The FTCA "waives sovereign immunity for most torts committed by government employees, subject to several statutory exceptions." McMellon v. United States , 387 F.3d 329, 335 (4th Cir. 2004). One of these exceptions—indeed, "the most important""is the discretionary function exception." Id. That exception, codified by statute, specifies that the FTCA's waiver of sovereign immunity does not apply to acts or omissions "based upon the exercise or performance or the failure to exercise or perform a discretionary function or duty on the part of a federal agency or an employee of the Government, whether or not the discretion involved be abused." 28 U.S.C. § 2680(a). The rationale underpinning preservation of immunity for discretionary functions "is driven by separation of powers concerns, shielding decisions of a government entity made within the scope of any regulatory policy expressed in statute, regulation, or policy guidance, even when made negligently."

Wood v. United States , 845 F.3d 123, 128 (4th Cir. 2017) ; see also Williams v. United States , 50 F.3d 299, 309 (4th Cir. 1995) (the discretionary function "exception has a fluid quality that escapes particular confinement"). "Congress intended [the discretionary function] exception to preclude liability for choices made by government officials who must exercise judgment on matters of social, economic, and political policy." Pieper v. United States ex rel. Dep't of Defense , 713 F. App'x 137, 139 (4th Cir. 2017). Plaintiff "bears the burden of demonstrating jurisdiction and showing that none of the FTCA's exceptions [including the discretionary function exception] apply." Wood , 845 F.3d at 127.
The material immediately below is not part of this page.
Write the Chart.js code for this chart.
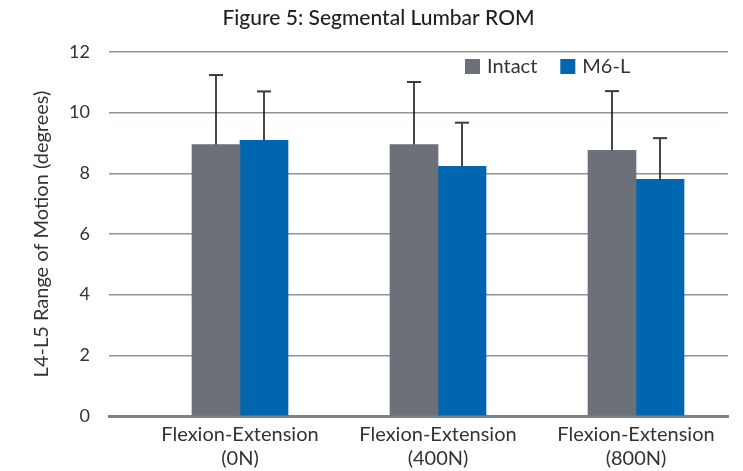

The Court possesses subject-matter jurisdiction over FTCA claims only where the discretionary function exception does not apply. Williams , 50 F.3d at 305. For the discretionary function exception not to apply, Plaintiff must plausibly allege two factors. See Berkovitz by Berkovitz v. United States , 486 U.S. 531, 536, 108 S.Ct. 1954, 100 L.Ed.2d 531 (1988) (establishing a two-prong test to determine whether the discretionary function exception applies—it "will not apply when a federal statute, regulation, or policy specifically prescribes a course of action for an employee to follow," but it will apply when "governmental actions and decisions [are] based on considerations of public policy"). First, Plaintiff must plausibly allege that the Government has violated "mandatory statutes or regulations." United States v. Gaubert , 499 U.S. 315, 324, 328, 111 S.Ct. 1267, 113 L.Ed.2d 335 (1991). Second, Plaintiff must plausibly allege "facts which would support a finding that the challenged actions are not the kind of conduct that can be said to be grounded in the policy of the regulatory regime." Gaubert , 499 U.S. at 325, 111 S.Ct. 1267.